Calling the Syrian president "the world’s most dangerous ophthalmologist," Prosor warned of the dangers of pushing him into a corner.
"For years, Assad repeatedly denied that he held chemical weapons. Surprise, surprise…last week we heard a new revelation from Syrian officials: Assad has chemical weapons – and his government is prepared to use them. The world should wake up to this dangerous reality today, not tomorrow. We should not pretend that a regime that cuts the throats of children today will not be prepared to gas them tomorrow," he said.
Prosor also stressed the connections between Syrian regime and "its evil allies" Iran and Hezbollah. "The experience and capabilities of Iran and Hezbollah in repression are on full display in Syria. They provide weapons, ammunition, training, intelligence and logistical equipment to Assad," he said.
"Assad’s partners in this 'trio of terror' are not shy about discussing their role in the slaughter. Last week, Nasrallah gave a speech praising the Assad regime, calling it 'a real military partner.' And just several days ago, Iran’s vice president promised the Syrian foreign minister that Iran will continue to offer its 'experience and capabilities' to Assad’s killing machine."
"It is time for the international community to hold all three members of this 'trio of terror' accountable for their crimes," he concluded.

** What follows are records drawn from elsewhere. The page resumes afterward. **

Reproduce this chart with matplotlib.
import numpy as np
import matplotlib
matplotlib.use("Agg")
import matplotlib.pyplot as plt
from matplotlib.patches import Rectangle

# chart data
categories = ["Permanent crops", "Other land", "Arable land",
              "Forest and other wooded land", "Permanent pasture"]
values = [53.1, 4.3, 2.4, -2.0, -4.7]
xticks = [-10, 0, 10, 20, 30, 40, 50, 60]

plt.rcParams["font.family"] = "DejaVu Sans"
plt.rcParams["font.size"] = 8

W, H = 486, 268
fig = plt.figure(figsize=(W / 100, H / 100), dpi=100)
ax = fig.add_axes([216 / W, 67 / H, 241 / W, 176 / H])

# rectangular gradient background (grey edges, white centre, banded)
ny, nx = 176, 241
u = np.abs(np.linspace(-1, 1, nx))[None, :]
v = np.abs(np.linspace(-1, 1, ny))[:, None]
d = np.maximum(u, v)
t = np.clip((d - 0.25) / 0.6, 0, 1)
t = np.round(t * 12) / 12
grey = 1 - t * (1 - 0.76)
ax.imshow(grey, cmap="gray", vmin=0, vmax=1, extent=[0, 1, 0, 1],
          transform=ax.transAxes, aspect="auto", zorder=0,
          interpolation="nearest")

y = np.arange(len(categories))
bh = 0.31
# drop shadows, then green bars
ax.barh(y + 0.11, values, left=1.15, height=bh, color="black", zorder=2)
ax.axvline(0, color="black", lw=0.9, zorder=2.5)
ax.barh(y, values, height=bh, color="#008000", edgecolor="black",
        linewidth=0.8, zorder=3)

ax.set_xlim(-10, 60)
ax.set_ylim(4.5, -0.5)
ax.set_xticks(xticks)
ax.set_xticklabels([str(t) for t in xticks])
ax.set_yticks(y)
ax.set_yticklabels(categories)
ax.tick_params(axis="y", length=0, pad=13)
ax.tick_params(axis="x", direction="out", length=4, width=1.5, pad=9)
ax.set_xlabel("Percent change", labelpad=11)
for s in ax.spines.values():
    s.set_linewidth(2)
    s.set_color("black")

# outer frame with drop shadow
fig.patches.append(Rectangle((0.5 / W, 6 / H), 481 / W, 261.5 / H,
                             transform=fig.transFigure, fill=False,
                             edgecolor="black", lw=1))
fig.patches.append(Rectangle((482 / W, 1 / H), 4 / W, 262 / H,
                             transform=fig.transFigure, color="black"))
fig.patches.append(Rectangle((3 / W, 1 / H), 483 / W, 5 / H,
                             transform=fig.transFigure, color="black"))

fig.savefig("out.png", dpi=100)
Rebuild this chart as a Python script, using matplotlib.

Russia condemned the resolution, complaining that it was tantamount to a show of support for rebels fighting to oust Assad. Russian UN Ambassador Vitaly Churkin told the assembly that the Saudi-drafted resolution "hides blatant support to the armed opposition."
Meanwhile, opposition activists in Syria said more than 62 people, including women and children, were killed Friday in a massacre committed by forces loyal to President Assad in Hama. The claim by the Local Coordination Committees could not be independently verified.
Syria, Russia ink oil deal
Also Friday, Syria reached an agreement with its ally Russia to secure much-needed fuel, as a delegation of ministers sent by President Assad asked Moscow to help alleviate the effects of sanctions on the war-torn country.
Under the deal, Syria will export its crude oil to Russia in exchange for refined oil products, which Damascus sorely needs to keep its economy and military running.
"Russia wants to help the Syrian people," Syrian Deputy Prime Minister for Economic Affairs Qadri Jamil told reporters in Moscow on Friday. "We will deliver our oil and receive gasoline and fuel oil; it will be a barter," he said, adding that Syria is producing about 200,000 barrels per day.
However, Syria's Oil Minister Said Hneidi said production was less than 140,000 barrels per day.
Qatar says Annan successor needs new Syria plan
"There must be a clear modification to this plan now because the issue of the six points is finished," Foreign Minister Sheikh Hamad bin Jassim al-Thani said. "None of them has been implemented."
Annan said on Thursday he was stepping down as joint representative for the Arab League and United Nations on Syria.
His peace plan was centered around an April ceasefire agreement between President Bashar Assad's government and rebel fighters, as a first step towards political dialogue. The ceasefire never took hold and thousands of civilians, soldiers and rebels have been killed since it was agreed.
Sheikh Hamad blamed the failure of the plan on "Syrian procrastination" and the increased bloodshed.
"We, as Arab countries will not accept another envoy representing the Arabs and the Security Council because the circumstances have completely changed," Sheikh Hamad told Al Jazeera television.
"We believe that the task of any new envoy - if they want participation from Arab states - much be changed so that the mission is the peaceful transfer of power in Syria."